**Short exercise**
Return, without pictures, the lines from the start of the data through the one that contains "(br) at (530.5,454);".

**Available data**
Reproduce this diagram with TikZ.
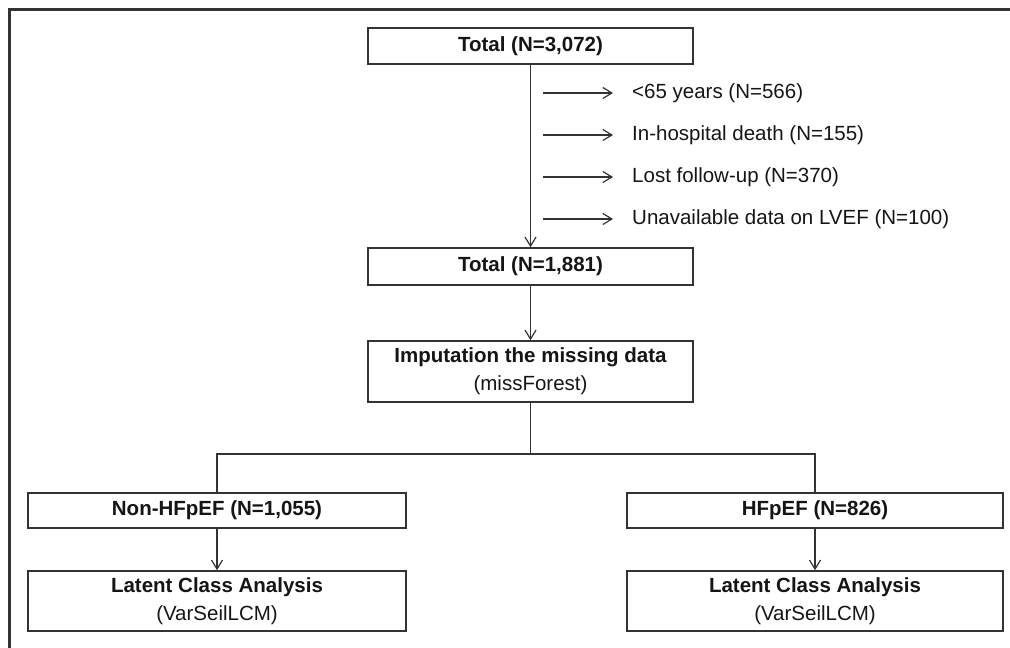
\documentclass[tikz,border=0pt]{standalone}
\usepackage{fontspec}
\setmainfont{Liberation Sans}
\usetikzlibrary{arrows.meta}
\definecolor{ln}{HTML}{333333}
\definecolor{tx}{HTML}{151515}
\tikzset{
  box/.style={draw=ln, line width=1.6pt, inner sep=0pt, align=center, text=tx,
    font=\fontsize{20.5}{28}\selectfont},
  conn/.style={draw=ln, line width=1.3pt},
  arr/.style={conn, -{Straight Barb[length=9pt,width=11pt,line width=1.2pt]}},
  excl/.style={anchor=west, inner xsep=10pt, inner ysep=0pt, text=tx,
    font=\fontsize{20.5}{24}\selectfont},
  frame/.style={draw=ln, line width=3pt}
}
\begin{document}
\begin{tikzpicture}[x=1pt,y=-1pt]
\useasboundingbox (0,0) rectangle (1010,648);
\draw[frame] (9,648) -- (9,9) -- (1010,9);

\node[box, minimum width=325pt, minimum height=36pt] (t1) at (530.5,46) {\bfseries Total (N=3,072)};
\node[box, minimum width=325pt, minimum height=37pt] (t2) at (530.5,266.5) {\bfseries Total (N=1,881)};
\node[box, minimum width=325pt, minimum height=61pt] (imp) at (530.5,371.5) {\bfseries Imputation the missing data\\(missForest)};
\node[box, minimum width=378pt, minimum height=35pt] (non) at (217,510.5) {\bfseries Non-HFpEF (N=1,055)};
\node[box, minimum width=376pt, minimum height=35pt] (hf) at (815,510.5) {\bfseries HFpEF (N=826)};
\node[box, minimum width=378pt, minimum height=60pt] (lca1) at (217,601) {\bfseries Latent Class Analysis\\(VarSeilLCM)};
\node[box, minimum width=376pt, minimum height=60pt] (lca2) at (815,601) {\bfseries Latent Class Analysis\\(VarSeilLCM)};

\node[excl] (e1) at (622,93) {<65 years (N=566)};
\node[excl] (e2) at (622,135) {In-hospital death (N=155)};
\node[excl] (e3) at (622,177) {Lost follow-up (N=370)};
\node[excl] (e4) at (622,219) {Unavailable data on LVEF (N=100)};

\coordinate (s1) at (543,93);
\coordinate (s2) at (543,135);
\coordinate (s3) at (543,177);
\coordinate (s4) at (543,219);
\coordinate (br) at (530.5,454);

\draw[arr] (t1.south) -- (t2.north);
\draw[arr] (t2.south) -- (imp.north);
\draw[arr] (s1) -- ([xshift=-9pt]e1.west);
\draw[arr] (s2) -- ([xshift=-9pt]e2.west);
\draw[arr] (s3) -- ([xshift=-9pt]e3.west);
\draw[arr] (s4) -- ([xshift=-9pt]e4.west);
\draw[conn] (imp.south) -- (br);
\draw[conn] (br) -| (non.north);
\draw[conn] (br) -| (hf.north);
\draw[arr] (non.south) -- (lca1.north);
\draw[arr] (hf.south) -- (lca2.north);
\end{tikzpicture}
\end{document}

**Result below**
Reproduce this diagram with TikZ.
\documentclass[tikz,border=0pt]{standalone}
\usepackage{fontspec}
\setmainfont{Liberation Sans}
\usetikzlibrary{arrows.meta}
\definecolor{ln}{HTML}{333333}
\definecolor{tx}{HTML}{151515}
\tikzset{
  box/.style={draw=ln, line width=1.6pt, inner sep=0pt, align=center, text=tx,
    font=\fontsize{20.5}{28}\selectfont},
  conn/.style={draw=ln, line width=1.3pt},
  arr/.style={conn, -{Straight Barb[length=9pt,width=11pt,line width=1.2pt]}},
  excl/.style={anchor=west, inner xsep=10pt, inner ysep=0pt, text=tx,
    font=\fontsize{20.5}{24}\selectfont},
  frame/.style={draw=ln, line width=3pt}
}
\begin{document}
\begin{tikzpicture}[x=1pt,y=-1pt]
\useasboundingbox (0,0) rectangle (1010,648);
\draw[frame] (9,648) -- (9,9) -- (1010,9);

\node[box, minimum width=325pt, minimum height=36pt] (t1) at (530.5,46) {\bfseries Total (N=3,072)};
\node[box, minimum width=325pt, minimum height=37pt] (t2) at (530.5,266.5) {\bfseries Total (N=1,881)};
\node[box, minimum width=325pt, minimum height=61pt] (imp) at (530.5,371.5) {\bfseries Imputation the missing data\\(missForest)};
\node[box, minimum width=378pt, minimum height=35pt] (non) at (217,510.5) {\bfseries Non-HFpEF (N=1,055)};
\node[box, minimum width=376pt, minimum height=35pt] (hf) at (815,510.5) {\bfseries HFpEF (N=826)};
\node[box, minimum width=378pt, minimum height=60pt] (lca1) at (217,601) {\bfseries Latent Class Analysis\\(VarSeilLCM)};
\node[box, minimum width=376pt, minimum height=60pt] (lca2) at (815,601) {\bfseries Latent Class Analysis\\(VarSeilLCM)};

\node[excl] (e1) at (622,93) {<65 years (N=566)};
\node[excl] (e2) at (622,135) {In-hospital death (N=155)};
\node[excl] (e3) at (622,177) {Lost follow-up (N=370)};
\node[excl] (e4) at (622,219) {Unavailable data on LVEF (N=100)};

\coordinate (s1) at (543,93);
\coordinate (s2) at (543,135);
\coordinate (s3) at (543,177);
\coordinate (s4) at (543,219);
\coordinate (br) at (530.5,454);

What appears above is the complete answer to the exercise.